■ **EXERCISE**: Give back the full material, exactly as it reads.

■ **GIVEN INFORMATION**:
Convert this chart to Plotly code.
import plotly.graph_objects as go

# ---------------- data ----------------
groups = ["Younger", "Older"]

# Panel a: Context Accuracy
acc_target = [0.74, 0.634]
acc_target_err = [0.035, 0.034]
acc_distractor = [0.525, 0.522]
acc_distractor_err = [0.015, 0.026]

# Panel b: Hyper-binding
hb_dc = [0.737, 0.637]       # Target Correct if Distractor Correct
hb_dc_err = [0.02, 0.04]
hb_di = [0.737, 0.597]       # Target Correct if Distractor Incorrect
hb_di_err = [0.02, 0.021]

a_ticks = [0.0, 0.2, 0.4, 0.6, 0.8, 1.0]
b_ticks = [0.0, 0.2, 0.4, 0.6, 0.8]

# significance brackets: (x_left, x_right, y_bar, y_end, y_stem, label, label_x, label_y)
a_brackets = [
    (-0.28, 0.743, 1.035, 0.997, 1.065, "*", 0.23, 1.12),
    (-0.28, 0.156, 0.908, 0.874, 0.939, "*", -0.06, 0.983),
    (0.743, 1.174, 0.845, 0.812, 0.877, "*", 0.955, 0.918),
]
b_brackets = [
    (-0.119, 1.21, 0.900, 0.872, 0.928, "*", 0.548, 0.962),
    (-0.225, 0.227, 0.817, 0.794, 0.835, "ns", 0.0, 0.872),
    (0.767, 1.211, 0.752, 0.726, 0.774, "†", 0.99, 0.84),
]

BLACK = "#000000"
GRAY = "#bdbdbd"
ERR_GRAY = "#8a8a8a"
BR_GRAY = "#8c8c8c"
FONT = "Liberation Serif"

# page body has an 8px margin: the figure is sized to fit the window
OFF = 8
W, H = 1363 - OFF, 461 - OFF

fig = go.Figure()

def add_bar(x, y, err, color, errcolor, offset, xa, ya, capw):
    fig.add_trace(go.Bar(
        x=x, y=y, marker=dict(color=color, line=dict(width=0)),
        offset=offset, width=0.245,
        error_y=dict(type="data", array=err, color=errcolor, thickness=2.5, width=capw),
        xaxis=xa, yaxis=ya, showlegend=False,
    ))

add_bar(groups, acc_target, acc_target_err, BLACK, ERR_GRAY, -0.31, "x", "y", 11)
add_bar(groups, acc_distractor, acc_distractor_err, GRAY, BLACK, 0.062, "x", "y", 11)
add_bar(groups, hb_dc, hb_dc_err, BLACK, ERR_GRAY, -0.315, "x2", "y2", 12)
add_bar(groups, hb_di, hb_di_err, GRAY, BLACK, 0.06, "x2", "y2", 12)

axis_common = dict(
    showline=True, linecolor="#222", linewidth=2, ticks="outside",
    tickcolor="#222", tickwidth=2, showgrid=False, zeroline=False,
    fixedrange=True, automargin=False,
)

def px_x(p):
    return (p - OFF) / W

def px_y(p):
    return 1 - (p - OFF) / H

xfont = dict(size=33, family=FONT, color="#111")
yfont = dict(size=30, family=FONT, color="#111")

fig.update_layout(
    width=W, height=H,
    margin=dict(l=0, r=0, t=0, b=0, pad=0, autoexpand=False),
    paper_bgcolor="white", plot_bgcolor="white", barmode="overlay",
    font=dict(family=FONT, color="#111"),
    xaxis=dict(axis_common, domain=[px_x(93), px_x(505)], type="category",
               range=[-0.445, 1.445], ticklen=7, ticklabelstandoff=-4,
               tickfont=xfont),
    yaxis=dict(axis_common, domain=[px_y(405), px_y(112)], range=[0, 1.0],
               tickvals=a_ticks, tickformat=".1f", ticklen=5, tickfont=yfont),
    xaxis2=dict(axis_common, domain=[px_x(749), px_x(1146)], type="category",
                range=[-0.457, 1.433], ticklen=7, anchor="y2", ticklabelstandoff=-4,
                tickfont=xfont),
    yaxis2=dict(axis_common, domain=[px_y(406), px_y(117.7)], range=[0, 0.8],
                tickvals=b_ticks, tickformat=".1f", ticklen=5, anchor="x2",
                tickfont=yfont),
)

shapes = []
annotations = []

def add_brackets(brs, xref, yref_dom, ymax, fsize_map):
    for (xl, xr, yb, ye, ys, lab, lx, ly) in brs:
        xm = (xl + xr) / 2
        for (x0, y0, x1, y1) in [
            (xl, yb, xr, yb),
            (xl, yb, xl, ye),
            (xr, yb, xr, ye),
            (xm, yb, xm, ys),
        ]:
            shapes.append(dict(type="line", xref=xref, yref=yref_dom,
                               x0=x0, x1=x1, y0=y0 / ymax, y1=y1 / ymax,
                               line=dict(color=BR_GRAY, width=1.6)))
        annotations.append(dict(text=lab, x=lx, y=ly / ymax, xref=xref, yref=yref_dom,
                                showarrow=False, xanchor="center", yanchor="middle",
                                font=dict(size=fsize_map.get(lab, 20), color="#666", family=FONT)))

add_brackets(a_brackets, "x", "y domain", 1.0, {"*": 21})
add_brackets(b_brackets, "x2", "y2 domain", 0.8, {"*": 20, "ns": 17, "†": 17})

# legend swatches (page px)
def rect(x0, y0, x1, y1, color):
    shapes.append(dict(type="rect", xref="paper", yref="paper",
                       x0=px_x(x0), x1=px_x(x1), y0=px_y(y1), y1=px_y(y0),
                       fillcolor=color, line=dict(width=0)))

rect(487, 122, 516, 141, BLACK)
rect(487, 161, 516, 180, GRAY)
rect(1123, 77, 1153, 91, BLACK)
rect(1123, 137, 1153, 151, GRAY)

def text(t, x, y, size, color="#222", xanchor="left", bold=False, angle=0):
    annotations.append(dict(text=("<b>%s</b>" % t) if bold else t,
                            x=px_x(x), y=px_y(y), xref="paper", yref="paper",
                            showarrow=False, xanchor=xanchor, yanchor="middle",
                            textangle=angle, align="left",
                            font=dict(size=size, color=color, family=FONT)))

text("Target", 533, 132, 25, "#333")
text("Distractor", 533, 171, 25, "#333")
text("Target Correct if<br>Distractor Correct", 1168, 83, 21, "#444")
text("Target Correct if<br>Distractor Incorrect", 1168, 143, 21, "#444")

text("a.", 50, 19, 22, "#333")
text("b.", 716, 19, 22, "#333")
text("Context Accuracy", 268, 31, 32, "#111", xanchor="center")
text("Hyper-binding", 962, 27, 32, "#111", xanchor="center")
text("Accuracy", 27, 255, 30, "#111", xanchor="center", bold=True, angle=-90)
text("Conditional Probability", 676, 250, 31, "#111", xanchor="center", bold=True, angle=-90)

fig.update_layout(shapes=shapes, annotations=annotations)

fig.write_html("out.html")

■ **ANSWER FOR THIS EXERCISE**:
Convert this chart to Plotly code.
import plotly.graph_objects as go

# ---------------- data ----------------
groups = ["Younger", "Older"]

# Panel a: Context Accuracy
acc_target = [0.74, 0.634]
acc_target_err = [0.035, 0.034]
acc_distractor = [0.525, 0.522]
acc_distractor_err = [0.015, 0.026]

# Panel b: Hyper-binding
hb_dc = [0.737, 0.637]       # Target Correct if Distractor Correct
hb_dc_err = [0.02, 0.04]
hb_di = [0.737, 0.597]       # Target Correct if Distractor Incorrect
hb_di_err = [0.02, 0.021]

a_ticks = [0.0, 0.2, 0.4, 0.6, 0.8, 1.0]
b_ticks = [0.0, 0.2, 0.4, 0.6, 0.8]

# significance brackets: (x_left, x_right, y_bar, y_end, y_stem, label, label_x, label_y)
a_brackets = [
    (-0.28, 0.743, 1.035, 0.997, 1.065, "*", 0.23, 1.12),
    (-0.28, 0.156, 0.908, 0.874, 0.939, "*", -0.06, 0.983),
    (0.743, 1.174, 0.845, 0.812, 0.877, "*", 0.955, 0.918),
]
b_brackets = [
    (-0.119, 1.21, 0.900, 0.872, 0.928, "*", 0.548, 0.962),
    (-0.225, 0.227, 0.817, 0.794, 0.835, "ns", 0.0, 0.872),
    (0.767, 1.211, 0.752, 0.726, 0.774, "†", 0.99, 0.84),
]

BLACK = "#000000"
GRAY = "#bdbdbd"
ERR_GRAY = "#8a8a8a"
BR_GRAY = "#8c8c8c"
FONT = "Liberation Serif"

# page body has an 8px margin: the figure is sized to fit the window
OFF = 8
W, H = 1363 - OFF, 461 - OFF

fig = go.Figure()

def add_bar(x, y, err, color, errcolor, offset, xa, ya, capw):
    fig.add_trace(go.Bar(
        x=x, y=y, marker=dict(color=color, line=dict(width=0)),
        offset=offset, width=0.245,
        error_y=dict(type="data", array=err, color=errcolor, thickness=2.5, width=capw),
        xaxis=xa, yaxis=ya, showlegend=False,
    ))

add_bar(groups, acc_target, acc_target_err, BLACK, ERR_GRAY, -0.31, "x", "y", 11)
add_bar(groups, acc_distractor, acc_distractor_err, GRAY, BLACK, 0.062, "x", "y", 11)
add_bar(groups, hb_dc, hb_dc_err, BLACK, ERR_GRAY, -0.315, "x2", "y2", 12)
add_bar(groups, hb_di, hb_di_err, GRAY, BLACK, 0.06, "x2", "y2", 12)

axis_common = dict(
    showline=True, linecolor="#222", linewidth=2, ticks="outside",
    tickcolor="#222", tickwidth=2, showgrid=False, zeroline=False,
    fixedrange=True, automargin=False,
)

def px_x(p):
    return (p - OFF) / W

def px_y(p):
    return 1 - (p - OFF) / H

xfont = dict(size=33, family=FONT, color="#111")
yfont = dict(size=30, family=FONT, color="#111")

fig.update_layout(
    width=W, height=H,
    margin=dict(l=0, r=0, t=0, b=0, pad=0, autoexpand=False),
    paper_bgcolor="white", plot_bgcolor="white", barmode="overlay",
    font=dict(family=FONT, color="#111"),
    xaxis=dict(axis_common, domain=[px_x(93), px_x(505)], type="category",
               range=[-0.445, 1.445], ticklen=7, ticklabelstandoff=-4,
               tickfont=xfont),
    yaxis=dict(axis_common, domain=[px_y(405), px_y(112)], range=[0, 1.0],
               tickvals=a_ticks, tickformat=".1f", ticklen=5, tickfont=yfont),
    xaxis2=dict(axis_common, domain=[px_x(749), px_x(1146)], type="category",
                range=[-0.457, 1.433], ticklen=7, anchor="y2", ticklabelstandoff=-4,
                tickfont=xfont),
    yaxis2=dict(axis_common, domain=[px_y(406), px_y(117.7)], range=[0, 0.8],
                tickvals=b_ticks, tickformat=".1f", ticklen=5, anchor="x2",
                tickfont=yfont),
)

shapes = []
annotations = []

def add_brackets(brs, xref, yref_dom, ymax, fsize_map):
    for (xl, xr, yb, ye, ys, lab, lx, ly) in brs:
        xm = (xl + xr) / 2
        for (x0, y0, x1, y1) in [
            (xl, yb, xr, yb),
            (xl, yb, xl, ye),
            (xr, yb, xr, ye),
            (xm, yb, xm, ys),
        ]:
            shapes.append(dict(type="line", xref=xref, yref=yref_dom,
                               x0=x0, x1=x1, y0=y0 / ymax, y1=y1 / ymax,
                               line=dict(color=BR_GRAY, width=1.6)))
        annotations.append(dict(text=lab, x=lx, y=ly / ymax, xref=xref, yref=yref_dom,
                                showarrow=False, xanchor="center", yanchor="middle",
                                font=dict(size=fsize_map.get(lab, 20), color="#666", family=FONT)))

add_brackets(a_brackets, "x", "y domain", 1.0, {"*": 21})
add_brackets(b_brackets, "x2", "y2 domain", 0.8, {"*": 20, "ns": 17, "†": 17})

# legend swatches (page px)
def rect(x0, y0, x1, y1, color):
    shapes.append(dict(type="rect", xref="paper", yref="paper",
                       x0=px_x(x0), x1=px_x(x1), y0=px_y(y1), y1=px_y(y0),
                       fillcolor=color, line=dict(width=0)))

rect(487, 122, 516, 141, BLACK)
rect(487, 161, 516, 180, GRAY)
rect(1123, 77, 1153, 91, BLACK)
rect(1123, 137, 1153, 151, GRAY)

def text(t, x, y, size, color="#222", xanchor="left", bold=False, angle=0):
    annotations.append(dict(text=("<b>%s</b>" % t) if bold else t,
                            x=px_x(x), y=px_y(y), xref="paper", yref="paper",
                            showarrow=False, xanchor=xanchor, yanchor="middle",
                            textangle=angle, align="left",
                            font=dict(size=size, color=color, family=FONT)))

text("Target", 533, 132, 25, "#333")
text("Distractor", 533, 171, 25, "#333")
text("Target Correct if<br>Distractor Correct", 1168, 83, 21, "#444")
text("Target Correct if<br>Distractor Incorrect", 1168, 143, 21, "#444")

text("a.", 50, 19, 22, "#333")
text("b.", 716, 19, 22, "#333")
text("Context Accuracy", 268, 31, 32, "#111", xanchor="center")
text("Hyper-binding", 962, 27, 32, "#111", xanchor="center")
text("Accuracy", 27, 255, 30, "#111", xanchor="center", bold=True, angle=-90)
text("Conditional Probability", 676, 250, 31, "#111", xanchor="center", bold=True, angle=-90)

fig.update_layout(shapes=shapes, annotations=annotations)

fig.write_html("out.html")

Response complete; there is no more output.